Pero así como fue intransigente
en su determinación insurgente también fue terco en imponer contra la oposición
de muchos su decisión de acordar la desmovilización. Determinado el contenido
del pacto llegó con su gente a Tacueyó y en un acto solemne pronunció unas
palabras, envolvió su revólver en la bandera tricolor y lo tiró al arrume de
armas que habían hecho sus compañeros, ante el llanto incontenible de Vera
Grabe. Luego viajó a Bogotá, llegó al palacio presidencial y estampó su firma
en el documento de paz junto a la del Presidente de la República, para
renunciar a las armas a cambio de reformas y seguir en le lucha política por
los canales institucionales.
Unos meses después, estuvo en el
Museo del Chicó para la presentación de un libro compilado por Jesús Antonio
Bejarano, asesor de Pardo, asesinado años después.
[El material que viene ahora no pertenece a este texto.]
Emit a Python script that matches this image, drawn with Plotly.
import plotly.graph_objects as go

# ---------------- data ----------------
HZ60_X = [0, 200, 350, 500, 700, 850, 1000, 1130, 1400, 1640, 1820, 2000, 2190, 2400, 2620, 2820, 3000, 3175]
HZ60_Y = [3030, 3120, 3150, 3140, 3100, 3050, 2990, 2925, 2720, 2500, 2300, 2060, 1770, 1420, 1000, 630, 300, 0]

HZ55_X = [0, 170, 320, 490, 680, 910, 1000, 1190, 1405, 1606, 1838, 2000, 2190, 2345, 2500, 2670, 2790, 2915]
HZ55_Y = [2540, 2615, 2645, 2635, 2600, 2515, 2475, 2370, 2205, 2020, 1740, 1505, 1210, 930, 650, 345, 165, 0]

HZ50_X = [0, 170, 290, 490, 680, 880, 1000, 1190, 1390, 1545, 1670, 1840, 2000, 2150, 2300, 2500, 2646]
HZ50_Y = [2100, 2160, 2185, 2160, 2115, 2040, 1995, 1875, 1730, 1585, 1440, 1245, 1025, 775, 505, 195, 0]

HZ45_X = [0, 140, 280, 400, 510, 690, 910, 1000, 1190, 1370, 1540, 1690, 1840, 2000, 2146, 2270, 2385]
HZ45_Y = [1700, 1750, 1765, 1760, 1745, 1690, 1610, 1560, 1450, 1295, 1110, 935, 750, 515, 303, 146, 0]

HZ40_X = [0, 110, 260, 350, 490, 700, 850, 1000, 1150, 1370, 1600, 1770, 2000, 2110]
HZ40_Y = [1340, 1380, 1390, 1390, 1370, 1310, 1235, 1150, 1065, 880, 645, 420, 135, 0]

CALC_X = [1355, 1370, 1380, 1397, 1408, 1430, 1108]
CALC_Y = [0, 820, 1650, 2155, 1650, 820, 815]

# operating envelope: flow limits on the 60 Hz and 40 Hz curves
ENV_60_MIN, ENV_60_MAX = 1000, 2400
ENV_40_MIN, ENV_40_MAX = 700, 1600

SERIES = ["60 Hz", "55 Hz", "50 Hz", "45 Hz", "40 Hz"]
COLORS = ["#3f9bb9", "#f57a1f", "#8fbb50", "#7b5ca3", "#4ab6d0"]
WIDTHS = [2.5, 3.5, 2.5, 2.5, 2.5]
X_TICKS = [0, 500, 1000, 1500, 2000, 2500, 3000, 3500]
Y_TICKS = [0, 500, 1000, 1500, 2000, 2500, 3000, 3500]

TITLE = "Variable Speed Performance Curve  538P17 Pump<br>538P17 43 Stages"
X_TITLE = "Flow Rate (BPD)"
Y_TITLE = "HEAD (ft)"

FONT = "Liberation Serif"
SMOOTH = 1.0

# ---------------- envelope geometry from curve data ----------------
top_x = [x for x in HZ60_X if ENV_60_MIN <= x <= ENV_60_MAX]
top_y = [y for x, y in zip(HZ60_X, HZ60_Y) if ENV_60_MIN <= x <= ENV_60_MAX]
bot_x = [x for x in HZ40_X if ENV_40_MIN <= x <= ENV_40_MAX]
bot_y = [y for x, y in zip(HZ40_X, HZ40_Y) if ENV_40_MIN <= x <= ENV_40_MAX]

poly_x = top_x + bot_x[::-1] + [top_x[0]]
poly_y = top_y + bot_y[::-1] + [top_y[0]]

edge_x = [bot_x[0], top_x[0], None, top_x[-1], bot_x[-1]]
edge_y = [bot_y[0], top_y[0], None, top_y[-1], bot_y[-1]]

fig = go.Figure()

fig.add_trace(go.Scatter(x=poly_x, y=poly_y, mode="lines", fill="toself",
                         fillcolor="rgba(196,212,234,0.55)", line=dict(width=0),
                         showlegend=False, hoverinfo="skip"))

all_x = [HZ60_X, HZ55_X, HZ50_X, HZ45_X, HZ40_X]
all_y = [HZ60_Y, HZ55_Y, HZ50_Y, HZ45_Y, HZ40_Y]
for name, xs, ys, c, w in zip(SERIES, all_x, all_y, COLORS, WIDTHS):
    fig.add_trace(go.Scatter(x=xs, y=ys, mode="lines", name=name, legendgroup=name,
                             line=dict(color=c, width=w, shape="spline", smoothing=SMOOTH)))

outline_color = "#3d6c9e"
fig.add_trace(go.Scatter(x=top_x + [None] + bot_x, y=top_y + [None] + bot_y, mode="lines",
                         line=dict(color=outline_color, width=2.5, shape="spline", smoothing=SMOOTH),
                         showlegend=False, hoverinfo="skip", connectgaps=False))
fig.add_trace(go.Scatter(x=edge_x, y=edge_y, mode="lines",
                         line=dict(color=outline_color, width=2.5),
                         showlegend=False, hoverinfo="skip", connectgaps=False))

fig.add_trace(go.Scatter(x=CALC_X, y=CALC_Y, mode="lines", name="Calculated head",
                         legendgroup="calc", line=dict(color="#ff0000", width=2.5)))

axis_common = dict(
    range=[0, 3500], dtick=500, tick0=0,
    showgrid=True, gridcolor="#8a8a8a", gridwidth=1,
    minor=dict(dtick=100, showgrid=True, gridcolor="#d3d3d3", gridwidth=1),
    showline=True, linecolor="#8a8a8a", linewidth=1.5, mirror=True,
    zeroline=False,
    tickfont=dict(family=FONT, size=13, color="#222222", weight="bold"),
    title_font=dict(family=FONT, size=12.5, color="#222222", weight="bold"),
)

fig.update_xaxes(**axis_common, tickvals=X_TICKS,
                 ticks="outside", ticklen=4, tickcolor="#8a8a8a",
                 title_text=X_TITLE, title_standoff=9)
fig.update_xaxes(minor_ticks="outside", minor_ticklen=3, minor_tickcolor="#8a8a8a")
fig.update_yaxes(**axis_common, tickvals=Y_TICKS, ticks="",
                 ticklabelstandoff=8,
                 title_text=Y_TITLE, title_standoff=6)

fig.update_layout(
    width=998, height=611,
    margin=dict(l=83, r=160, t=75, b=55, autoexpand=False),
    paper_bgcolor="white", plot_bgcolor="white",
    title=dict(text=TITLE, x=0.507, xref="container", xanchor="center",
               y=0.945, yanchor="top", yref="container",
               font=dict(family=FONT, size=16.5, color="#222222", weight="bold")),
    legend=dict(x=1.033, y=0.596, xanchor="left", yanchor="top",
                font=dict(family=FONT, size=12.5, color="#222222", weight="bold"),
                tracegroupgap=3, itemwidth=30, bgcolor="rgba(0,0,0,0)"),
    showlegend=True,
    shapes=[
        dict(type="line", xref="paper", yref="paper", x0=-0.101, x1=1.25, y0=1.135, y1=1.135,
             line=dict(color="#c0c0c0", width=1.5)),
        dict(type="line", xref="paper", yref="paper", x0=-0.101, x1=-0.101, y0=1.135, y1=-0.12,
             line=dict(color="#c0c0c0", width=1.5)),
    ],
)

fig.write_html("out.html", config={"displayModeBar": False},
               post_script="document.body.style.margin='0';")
Lucía una camisa de seda
blanca de cuello Nerhu que le daba un aura especial. Estaba muy contento con la
sorpresiva votación que había obtenido como candidato a la
Alcaldía de Bogotá, inscrito a última hora, y con la simpatía que
comenzaba a despertar su candidatura presidencial, aunque se le notaba la
preocupación por el riesgo inminente de un atentado en su contra, más aun
cuando semanas atrás habían asesinado al carismático candidato de la UP,
Bernardo Jaramillo.
De las cenizas del colosal error
que constituyó la toma y la monstruosidad de la retoma del Palacio de Justicia
y en medio de la racha de terror desatada por el narcotráfico y el
paramilitarismo, la terca izquierda convergía y se insinuaba posibilidad de gobierno.
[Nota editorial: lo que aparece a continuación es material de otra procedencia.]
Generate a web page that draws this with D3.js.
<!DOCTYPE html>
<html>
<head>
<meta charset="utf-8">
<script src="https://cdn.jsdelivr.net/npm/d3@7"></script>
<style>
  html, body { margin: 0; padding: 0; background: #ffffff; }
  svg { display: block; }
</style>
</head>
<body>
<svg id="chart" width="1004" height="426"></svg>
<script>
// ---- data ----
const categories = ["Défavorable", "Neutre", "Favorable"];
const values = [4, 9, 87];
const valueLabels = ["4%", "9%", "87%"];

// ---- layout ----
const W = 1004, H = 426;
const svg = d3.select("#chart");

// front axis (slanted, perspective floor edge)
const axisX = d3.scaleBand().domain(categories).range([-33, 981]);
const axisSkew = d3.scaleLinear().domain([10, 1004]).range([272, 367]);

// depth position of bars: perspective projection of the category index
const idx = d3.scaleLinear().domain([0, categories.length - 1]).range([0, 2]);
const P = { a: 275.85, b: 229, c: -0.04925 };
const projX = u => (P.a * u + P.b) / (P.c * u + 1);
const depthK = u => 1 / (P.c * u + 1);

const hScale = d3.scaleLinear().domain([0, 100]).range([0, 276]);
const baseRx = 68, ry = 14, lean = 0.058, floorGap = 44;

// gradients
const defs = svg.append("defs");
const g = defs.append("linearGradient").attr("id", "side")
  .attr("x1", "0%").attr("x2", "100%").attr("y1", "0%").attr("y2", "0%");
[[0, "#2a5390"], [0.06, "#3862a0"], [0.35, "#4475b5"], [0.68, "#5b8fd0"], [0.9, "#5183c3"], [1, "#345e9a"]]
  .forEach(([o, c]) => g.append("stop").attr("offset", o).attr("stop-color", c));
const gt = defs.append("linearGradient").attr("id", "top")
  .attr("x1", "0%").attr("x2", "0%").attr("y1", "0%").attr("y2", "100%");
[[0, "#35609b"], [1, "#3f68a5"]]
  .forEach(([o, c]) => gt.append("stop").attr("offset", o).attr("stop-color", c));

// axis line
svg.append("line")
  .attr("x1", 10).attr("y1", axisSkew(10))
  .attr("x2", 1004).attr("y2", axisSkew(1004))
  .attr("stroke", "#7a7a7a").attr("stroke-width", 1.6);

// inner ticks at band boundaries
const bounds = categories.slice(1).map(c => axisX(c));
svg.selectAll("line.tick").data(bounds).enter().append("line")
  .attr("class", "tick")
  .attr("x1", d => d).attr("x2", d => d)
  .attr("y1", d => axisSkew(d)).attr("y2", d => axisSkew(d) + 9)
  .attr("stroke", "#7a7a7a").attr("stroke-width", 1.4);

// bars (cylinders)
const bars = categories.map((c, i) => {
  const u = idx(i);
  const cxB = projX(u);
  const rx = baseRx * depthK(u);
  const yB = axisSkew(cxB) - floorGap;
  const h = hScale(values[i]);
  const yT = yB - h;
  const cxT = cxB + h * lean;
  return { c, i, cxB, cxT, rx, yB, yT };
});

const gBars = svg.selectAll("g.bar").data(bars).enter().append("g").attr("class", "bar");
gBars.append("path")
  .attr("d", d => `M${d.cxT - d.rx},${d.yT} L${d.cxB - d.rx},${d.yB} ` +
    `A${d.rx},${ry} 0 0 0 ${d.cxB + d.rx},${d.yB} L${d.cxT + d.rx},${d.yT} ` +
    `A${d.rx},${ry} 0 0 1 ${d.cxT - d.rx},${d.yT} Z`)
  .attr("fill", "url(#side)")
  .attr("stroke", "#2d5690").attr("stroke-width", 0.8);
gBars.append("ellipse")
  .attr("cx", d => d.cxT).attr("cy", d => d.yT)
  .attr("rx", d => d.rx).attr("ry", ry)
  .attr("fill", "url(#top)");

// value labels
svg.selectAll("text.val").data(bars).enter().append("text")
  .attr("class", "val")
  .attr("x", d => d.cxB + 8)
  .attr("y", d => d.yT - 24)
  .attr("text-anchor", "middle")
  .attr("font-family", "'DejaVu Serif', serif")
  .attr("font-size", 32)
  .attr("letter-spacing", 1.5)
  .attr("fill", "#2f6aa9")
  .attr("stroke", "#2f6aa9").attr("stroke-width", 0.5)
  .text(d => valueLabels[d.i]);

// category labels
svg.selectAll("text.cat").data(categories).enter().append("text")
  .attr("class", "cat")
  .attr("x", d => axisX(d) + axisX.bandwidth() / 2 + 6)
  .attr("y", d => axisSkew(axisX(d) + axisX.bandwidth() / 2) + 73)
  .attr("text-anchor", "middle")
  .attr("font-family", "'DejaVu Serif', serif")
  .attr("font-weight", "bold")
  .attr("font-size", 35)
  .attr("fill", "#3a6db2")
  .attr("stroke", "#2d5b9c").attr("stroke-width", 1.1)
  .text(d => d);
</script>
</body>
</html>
La tensión no le impidió a Pizarro contarnos, en medio de risas, el episodio
reciente en la Universidad Nacional, donde se había bajado de la
tarima en la Plaza Che Guevara, arremangándose la camisa,
para agarrase a trompadas con unos saboteadores que le gritaban traidor. Se
retiró del evento luego de una copa de vino, porque al día siguiente debía viajar
temprano a Barranquilla en desarrollo de la campaña presidencial.
El 26 de abril de 1990, alertado
por el alboroto y los murmullos recorrí a prisa los pasillos del edificio donde
funcionaba el Plan Nacional de Rehabilitación y entré a las oficinas de la
Consejería Presidencial para la Paz. Allí imperaba un
ambiente de desazón y la mala noticia se advertía. -¿Qué pasó?, le pregunté a
Ricardo Santamaría, asesor de Pardo, y enjugándose el llanto me contestó: -¡Lo
mataron! En la confusión y la tristeza regresó a mi mente la imagen del día
anterior, la camisa blanca de Pizarro, la bandera de la paz empapada con su
sangre.
Un sicario lo acribilló en pleno
vuelo y la escolta oficial del DAS a su servicio ultimó al asesino para
sepultar cualquier confesión que pudiera llevar a la verdad: la alianza de
narcotraficantes, paramilitares y el organismo de seguridad estatal, que
ensangrentó al país en esos años en desarrollo de un plan de exterminio de la
izquierda en auge y de cuyas andanzas criminales dan cuenta todavía hechos
recientes.
Miles de personas fuimos a darle
el adiós al Capitolio Nacional donde fue velado. La marcha fúnebre lo acompañó
a la Quinta de Bolívar para hacerle un homenaje en la casa que habitó
el Libertador, su personaje más admirado. La muchedumbre lo llevó por la
Avenida calle 26 hasta el Cementerio Central, donde habita desde entonces. Algunos dicen que
han conversado con él, otros le hablan con entusiasmo y hay quienes le
agradecen milagros. Para dar fe del
compromiso del “eme”, Antonio Navarro siguió la campaña presidencial con el
lema ¡Palabra que sí! En la Constitución de 1991, hija de la reacción
del país progresista contra el exterminio y por sus derechos, quedaron
plasmadas algunas de las ideas que motivaron su lucha.
Abril, un mes mágico que evoca
apertura y amor, signó la vida y la muerte de una legión de soñadores. El 9 en
el año 1948, mataron al líder popular Jorge Eliécer Gaitán. En años diferentes,
aquel 19, se robaron las elecciones presidenciales, se bautizó una guerrilla macondiana
y nació Gustavo Petro. Un 23 vio la luz y un 28 se eternizó el emblemático comandante
“Pablo”, Jaime Bateman, personaje legendario que podría haber salido de la
pluma de “Gabo”, Gabriel García Márquez,
fallecido un 17, y dos días de abril marcaron la vida de Pizarro: el del fraude
y el de su asesinato. En Colombia, dos formas históricas de truncarle las ilusiones
al pueblo. Pero quedan muchos abriles.